Now, I am also a person who is compelled to create by seeing other works and wanting to replicate what I like about them. It is another motto of mine to be shameless about this. As Toro y Moi says in Freelance: “Imitation always gets a bad rep, man.” Nothing wrong with ‘copying’ if it gets you started. But no matter how many times I’ve wanted to be Bob Dylan or Julian Casablancas, no matter how many times I’ve gotten down on myself for falling short of writing songs ‘as good’ as theirs, I have learned that the truest way to being like the people I admire is to be the most myself as I can possibly be, because that’s why they themselves became successful, by leaning into their selves. Bob Dylan wanted to be Woody Guthrie, but he was successful because he followed Bob Dylan’s desires.


A reference I return to often: After Kendrick had that line in ELEMENT., “There’s a difference between black artists and wack artists,” he was asked in pretty much every interview afterwards what a ‘wack artist’ is. When Rolling Stone asked, he said, “A wack artist uses other people’s music for their approval. We’re talking about someone that is scared to make their own voice, chases somebody else’s success and their thing, but runs away from their own thing.” So there you go. (I was able to get past Rolling Stone’s paywall for this interview by going incognito, if you want to check it out and belong to the majority of people too smart to pay for the fucking Rolling Stone.)


That’s the most important ‘micro’ success I try to be cognizant of, though there are many. My vision of ‘macro’ success, The Dream, is more straightforward, but no less important to have in-focus, even if it can torture as much as it motivates.
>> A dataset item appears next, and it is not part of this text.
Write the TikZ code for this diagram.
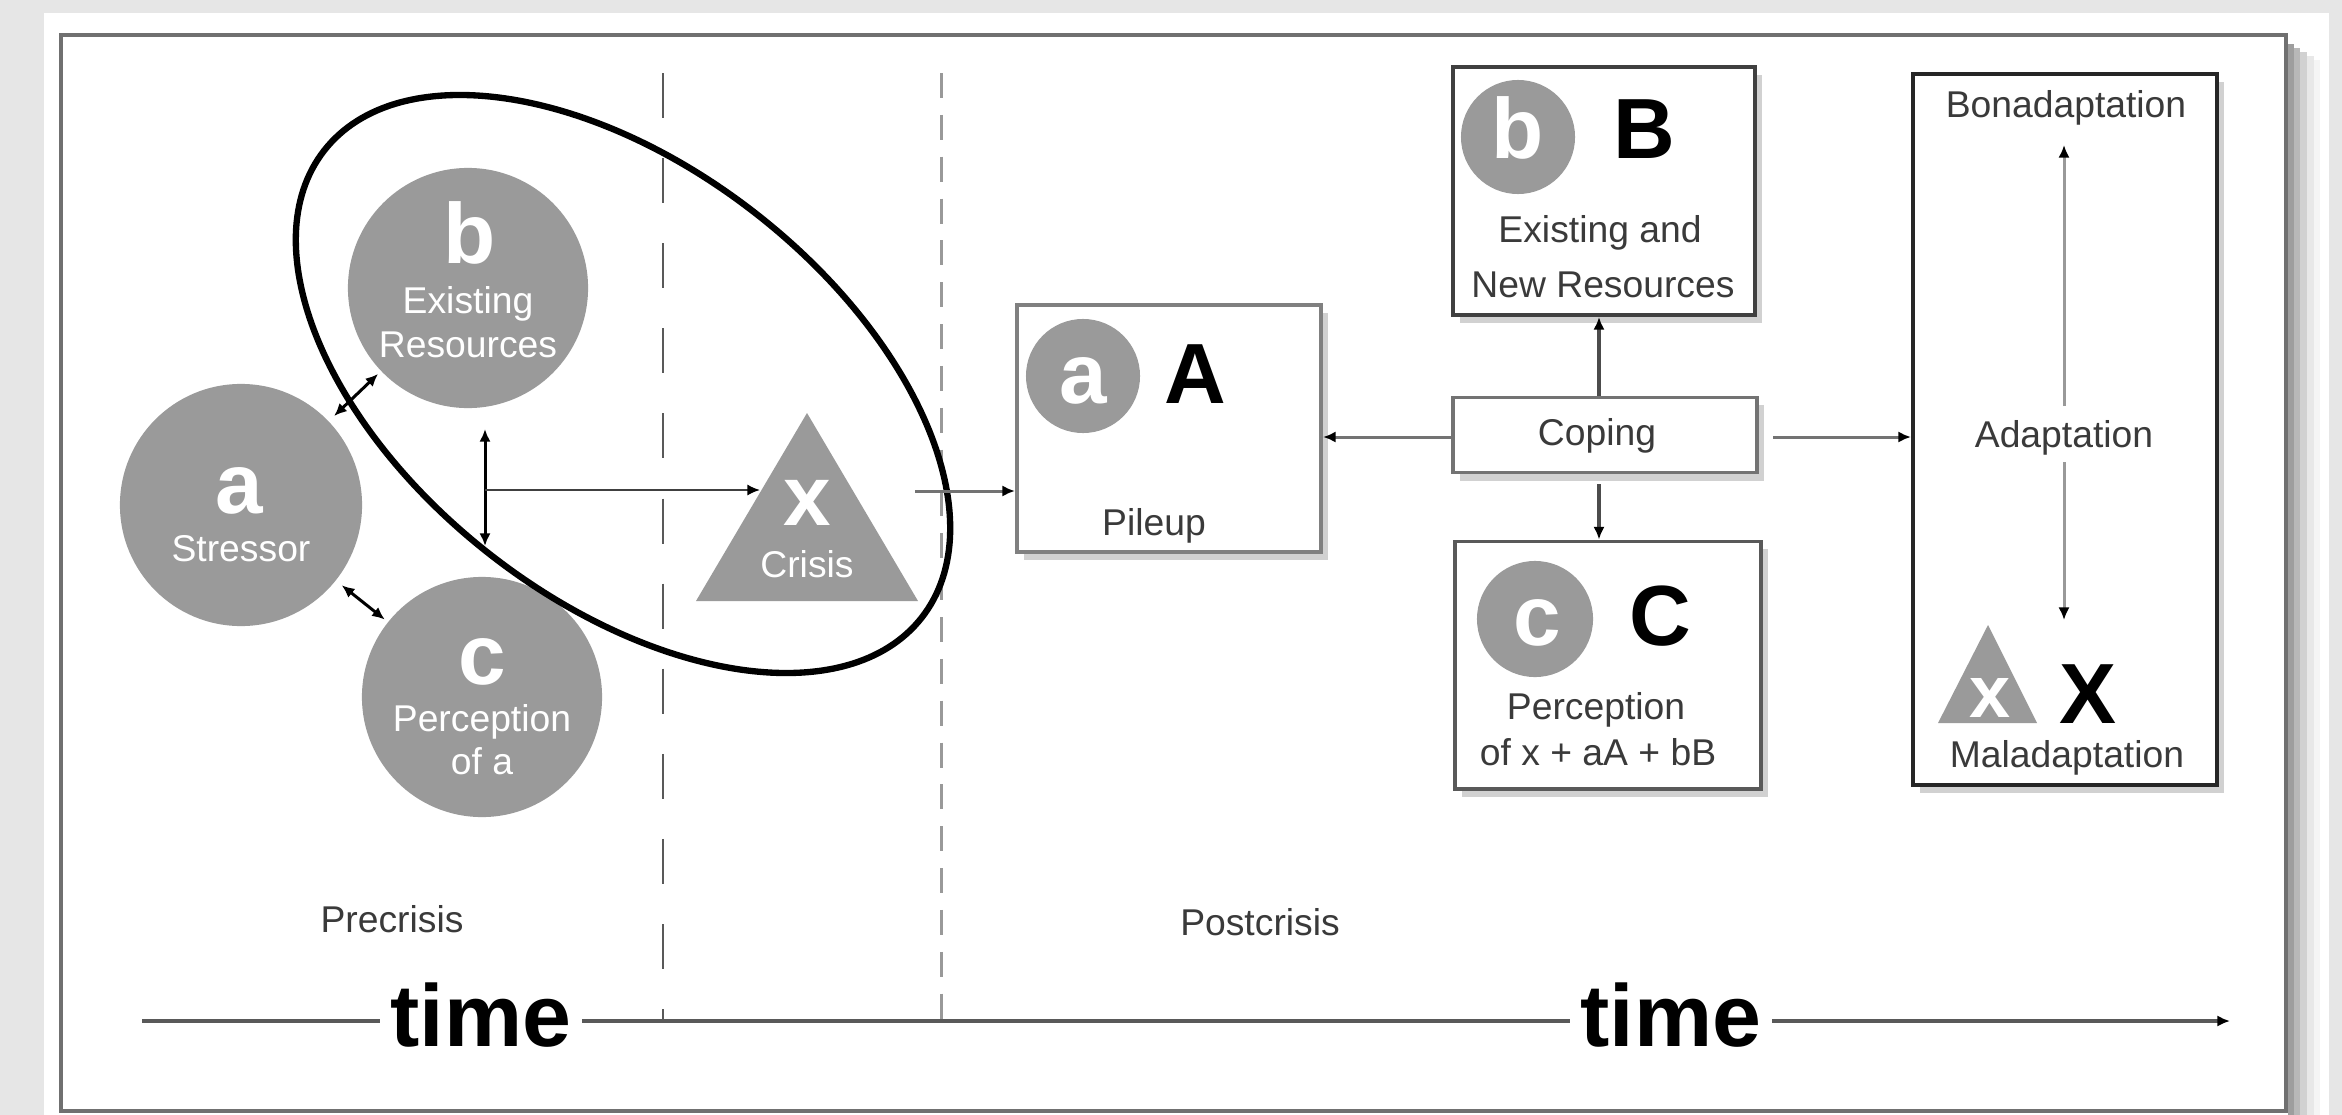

The general Dream is that writing and songwriting pays my rent one day, that much is simple. But the more personal Dream, the selfish Dream, the one that’s always more embarrassing to admit, is that I want attention and validation for my effort on a largish scale. I want to be asked about my obsessions and sensitivities and for my answers to be presented as interesting and meaningful. I want my works to mean as much to someone as so many artist’s works mean to me.


But I work in satisfaction with the ‘micro,’ as one must to keep going.